Write the listing below out again exactly, dropping the images.
################
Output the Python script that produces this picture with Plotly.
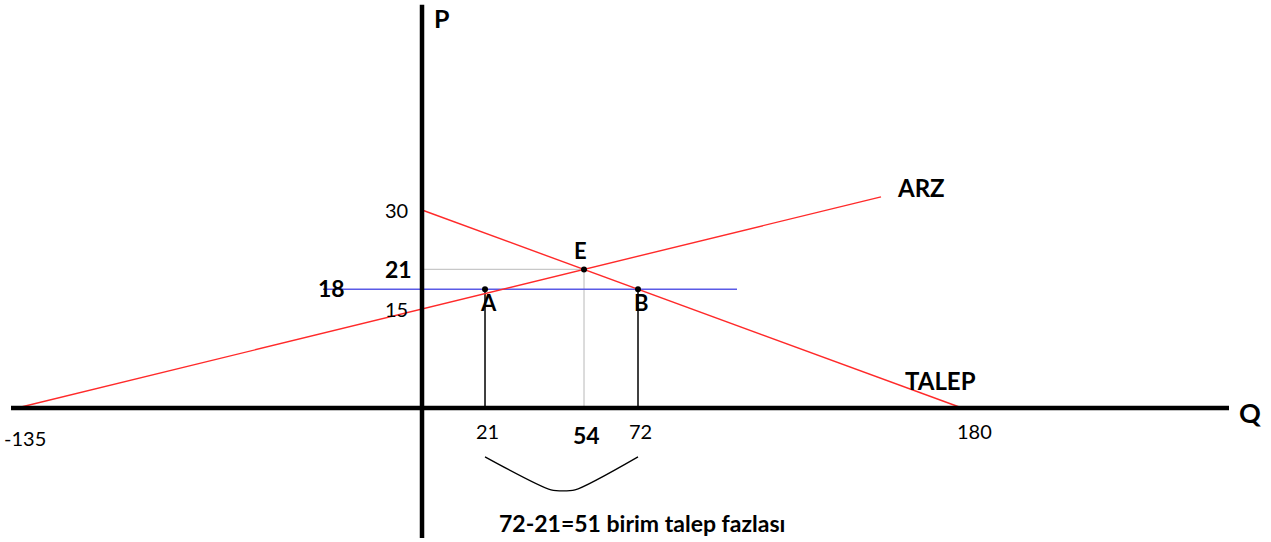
import plotly.graph_objects as go

# Supply (ARZ) and demand (TALEP) schedules
supply_q = [-135, 0, 54, 153]
supply_p = [0, 15, 21, 32]
demand_q = [0, 54, 72, 180]
demand_p = [30, 21, 18, 0]

# Price floor at P = 18
floor_p = 18
floor_q = [-33, 105]

# Equilibrium E and the two quantities at the floor price (A: supply side, B: demand side)
point_names = ["A", "E", "B"]
point_q = [21, 54, 72]
point_p = [18, 21, 18]
eq_q, eq_p = 54, 21

# Axis value labels: (value, bold)
price_labels = [(30, False), (21, True), (18, True), (15, False)]
qty_labels = [(-135, False), (21, False), (54, True), (72, False), (180, False)]

# Brace under the 21..72 gap
brace_q = [21, 43, 51, 72]
brace_p = [-7.4, -12.4, -12.4, -7.4]
gap_text = "72-21=51 birim talep fazlası"

FONT = "Lato, Open Sans, sans-serif"
RED = "#ff2a2a"
BLUE = "#5a5ae6"
GRAY = "#c8c8c8"

fig = go.Figure()

# Guide lines from E to the axes
fig.add_trace(go.Scatter(x=[0, eq_q], y=[eq_p, eq_p], mode="lines",
                         line=dict(color=GRAY, width=1.3), hoverinfo="skip"))
fig.add_trace(go.Scatter(x=[eq_q, eq_q], y=[0, eq_p], mode="lines",
                         line=dict(color=GRAY, width=1.3), hoverinfo="skip"))

# Drop lines from A and B
for q in (point_q[0], point_q[2]):
    fig.add_trace(go.Scatter(x=[q, q], y=[0, floor_p], mode="lines",
                             line=dict(color="black", width=1.5), hoverinfo="skip"))

# Price floor
fig.add_trace(go.Scatter(x=floor_q, y=[floor_p, floor_p], mode="lines",
                         line=dict(color=BLUE, width=1.5), hoverinfo="skip"))

# Supply and demand
fig.add_trace(go.Scatter(x=supply_q, y=supply_p, mode="lines",
                         line=dict(color=RED, width=1.4), name="ARZ"))
fig.add_trace(go.Scatter(x=demand_q, y=demand_p, mode="lines",
                         line=dict(color=RED, width=1.4), name="TALEP"))

# Points A, E, B
fig.add_trace(go.Scatter(x=point_q, y=point_p, mode="markers",
                         marker=dict(color="black", size=6, symbol="circle"),
                         hoverinfo="skip"))

# Brace
fig.add_trace(go.Scatter(x=brace_q, y=brace_p, mode="lines",
                         line=dict(color="black", width=1.3, shape="spline", smoothing=0.6),
                         hoverinfo="skip"))

x_range = [-140.67, 283]
y_range = [-20.3, 61.82]

# Thick coordinate axes
fig.add_shape(type="line", x0=0, x1=0, y0=-19.7, y1=61.1,
              line=dict(color="black", width=4.5))
fig.add_shape(type="line", x0=-137, x1=269, y0=0, y1=0,
              line=dict(color="black", width=4.5))

ann = []


def label(text, x, y, size, bold=False, xanchor="center", yanchor="middle", xshift=0, yshift=0):
    ann.append(dict(x=x, y=y, text=f"<b>{text}</b>" if bold else text, showarrow=False,
                    xanchor=xanchor, yanchor=yanchor, xshift=xshift, yshift=yshift,
                    font=dict(family=FONT, size=size, color="black")))


# Price labels left of the vertical axis
for p, b in price_labels:
    if p == floor_p:
        label(p, floor_q[0], p, 23, b, xanchor="left", xshift=-7, yshift=1)
    else:
        label(p, 0, p, 23 if b else 20, b, xanchor="right", xshift=-8 if b else -12)

# Quantity labels below the horizontal axis
for q, b in qty_labels:
    xs = 8 if q == -135 else (12 if q == 180 else 2)
    ys = -16 if q == -135 else (-11 if b else -9)
    label(q, q, 0, 23 if b else 20, b, yanchor="top", xshift=xs, yshift=ys)

# Point names
for n, q, p in zip(point_names, point_q, point_p):
    if n == "E":
        label(n, q, p, 22, True, yanchor="bottom", xshift=-4, yshift=3)
    else:
        label(n, q, p, 22, True, yanchor="top", xshift=3, yshift=2)

# Curve names
label("ARZ", supply_q[-1], supply_p[-1], 24, True, xanchor="left", xshift=14, yshift=9)
label("TALEP", demand_q[-1], demand_p[-1], 24, True, xshift=-22, yshift=28)

# Axis titles
label("P", 0, 59.1, 25, True, xanchor="left", xshift=10)
label("Q", 276, 0, 27, True, yshift=-4)

# Excess demand note
label(gap_text, 25, -17.4, 23, True, xanchor="left")

fig.update_layout(
    width=1271, height=542,
    margin=dict(l=0, r=0, t=0, b=0),
    paper_bgcolor="white", plot_bgcolor="white",
    showlegend=False,
    xaxis=dict(range=x_range, visible=False, fixedrange=True),
    yaxis=dict(range=y_range, visible=False, fixedrange=True),
    annotations=ann,
)

fig.write_html("out.html")
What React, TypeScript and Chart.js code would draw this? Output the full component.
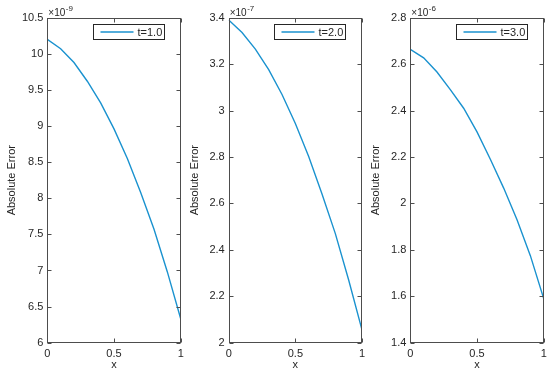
################
WRITTEN ANSWER
Output the Python script that produces this picture with Plotly.
import plotly.graph_objects as go

# Supply (ARZ) and demand (TALEP) schedules
supply_q = [-135, 0, 54, 153]
supply_p = [0, 15, 21, 32]
demand_q = [0, 54, 72, 180]
demand_p = [30, 21, 18, 0]

# Price floor at P = 18
floor_p = 18
floor_q = [-33, 105]

# Equilibrium E and the two quantities at the floor price (A: supply side, B: demand side)
point_names = ["A", "E", "B"]
point_q = [21, 54, 72]
point_p = [18, 21, 18]
eq_q, eq_p = 54, 21

# Axis value labels: (value, bold)
price_labels = [(30, False), (21, True), (18, True), (15, False)]
qty_labels = [(-135, False), (21, False), (54, True), (72, False), (180, False)]

# Brace under the 21..72 gap
brace_q = [21, 43, 51, 72]
brace_p = [-7.4, -12.4, -12.4, -7.4]
gap_text = "72-21=51 birim talep fazlası"

FONT = "Lato, Open Sans, sans-serif"
RED = "#ff2a2a"
BLUE = "#5a5ae6"
GRAY = "#c8c8c8"

fig = go.Figure()

# Guide lines from E to the axes
fig.add_trace(go.Scatter(x=[0, eq_q], y=[eq_p, eq_p], mode="lines",
                         line=dict(color=GRAY, width=1.3), hoverinfo="skip"))
fig.add_trace(go.Scatter(x=[eq_q, eq_q], y=[0, eq_p], mode="lines",
                         line=dict(color=GRAY, width=1.3), hoverinfo="skip"))

# Drop lines from A and B
for q in (point_q[0], point_q[2]):
    fig.add_trace(go.Scatter(x=[q, q], y=[0, floor_p], mode="lines",
                             line=dict(color="black", width=1.5), hoverinfo="skip"))

# Price floor
fig.add_trace(go.Scatter(x=floor_q, y=[floor_p, floor_p], mode="lines",
                         line=dict(color=BLUE, width=1.5), hoverinfo="skip"))

# Supply and demand
fig.add_trace(go.Scatter(x=supply_q, y=supply_p, mode="lines",
                         line=dict(color=RED, width=1.4), name="ARZ"))
fig.add_trace(go.Scatter(x=demand_q, y=demand_p, mode="lines",
                         line=dict(color=RED, width=1.4), name="TALEP"))

# Points A, E, B
fig.add_trace(go.Scatter(x=point_q, y=point_p, mode="markers",
                         marker=dict(color="black", size=6, symbol="circle"),
                         hoverinfo="skip"))

# Brace
fig.add_trace(go.Scatter(x=brace_q, y=brace_p, mode="lines",
                         line=dict(color="black", width=1.3, shape="spline", smoothing=0.6),
                         hoverinfo="skip"))

x_range = [-140.67, 283]
y_range = [-20.3, 61.82]

# Thick coordinate axes
fig.add_shape(type="line", x0=0, x1=0, y0=-19.7, y1=61.1,
              line=dict(color="black", width=4.5))
fig.add_shape(type="line", x0=-137, x1=269, y0=0, y1=0,
              line=dict(color="black", width=4.5))

ann = []


def label(text, x, y, size, bold=False, xanchor="center", yanchor="middle", xshift=0, yshift=0):
    ann.append(dict(x=x, y=y, text=f"<b>{text}</b>" if bold else text, showarrow=False,
                    xanchor=xanchor, yanchor=yanchor, xshift=xshift, yshift=yshift,
                    font=dict(family=FONT, size=size, color="black")))


# Price labels left of the vertical axis
for p, b in price_labels:
    if p == floor_p:
        label(p, floor_q[0], p, 23, b, xanchor="left", xshift=-7, yshift=1)
    else:
        label(p, 0, p, 23 if b else 20, b, xanchor="right", xshift=-8 if b else -12)

# Quantity labels below the horizontal axis
for q, b in qty_labels:
    xs = 8 if q == -135 else (12 if q == 180 else 2)
    ys = -16 if q == -135 else (-11 if b else -9)
    label(q, q, 0, 23 if b else 20, b, yanchor="top", xshift=xs, yshift=ys)

# Point names
for n, q, p in zip(point_names, point_q, point_p):
    if n == "E":
        label(n, q, p, 22, True, yanchor="bottom", xshift=-4, yshift=3)
    else:
        label(n, q, p, 22, True, yanchor="top", xshift=3, yshift=2)

# Curve names
label("ARZ", supply_q[-1], supply_p[-1], 24, True, xanchor="left", xshift=14, yshift=9)
label("TALEP", demand_q[-1], demand_p[-1], 24, True, xshift=-22, yshift=28)

# Axis titles
label("P", 0, 59.1, 25, True, xanchor="left", xshift=10)
label("Q", 276, 0, 27, True, yshift=-4)

# Excess demand note
label(gap_text, 25, -17.4, 23, True, xanchor="left")

fig.update_layout(
    width=1271, height=542,
    margin=dict(l=0, r=0, t=0, b=0),
    paper_bgcolor="white", plot_bgcolor="white",
    showlegend=False,
    xaxis=dict(range=x_range, visible=False, fixedrange=True),
    yaxis=dict(range=y_range, visible=False, fixedrange=True),
    annotations=ann,
)

fig.write_html("out.html")
What React, TypeScript and Chart.js code would draw this? Output the full component.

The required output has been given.